Aerodynamic Optimization of a Megawatt Class Horizontal Axis Wind Turbine Blade with Particle Swarm Optimization Algorithm

This paper presents a fast and efficient aerodynamic optimization method for megawatt class wind turbines. For this purpose WP_Baseline 1.5 MW wind turbine is used as a test case. Modified particle swarm optimization (PSO) algorithm is used in this study. PSO parameteric studies are conducted, to increase both efficiency and speed of optimization cycle. Since in aerodynamic optimization, it is very desirable to limit the number of the variables, in this study geometric 'class function/shape function' transformation technique (CST) is used for blade geometry parameterization and the appropriate order of shape function polynomial is proposed for S818, S825 and S826 airfoils. Improved Blade Element Momentum (IBEM) theory is implemented for wind turbine power output estimation, validated with experimental and Computational Fluid Dynamic (CFD) data of AOC wind turbine. The aerodynamic data needed for IBEM is provided by XFoil software. XFoil output data for pressure coefficient and wall shear stress which are validated against experimental and CFD data, are applied as the aerodynamic input data for IBEM method.

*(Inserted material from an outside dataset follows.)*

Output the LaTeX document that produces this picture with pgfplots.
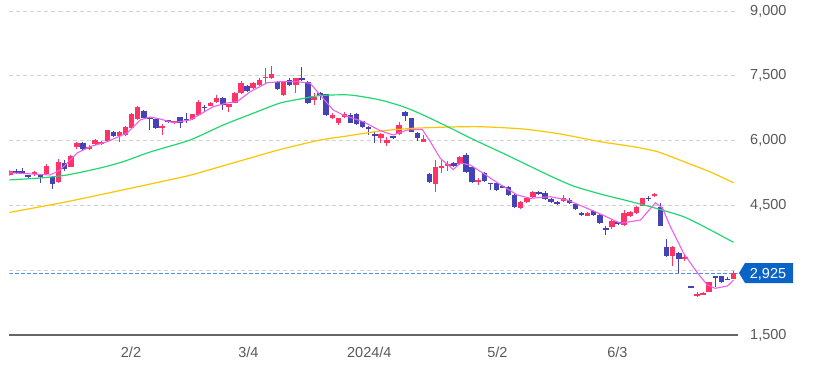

The twist, the chord and 3 types of airfoil for all sections of the turbine blade are optimized using IBEM method. Optimization is performed with realistic constraints to produce feasible geometry. The performance of the final optimized geometry is simulated via 3D steady incompressible Navier–Stokes equations coupled with Transition SST Model CFD simulation to predict the performance improvement. The results show about 4 percent power enhancement for WP_Baseline wind turbine.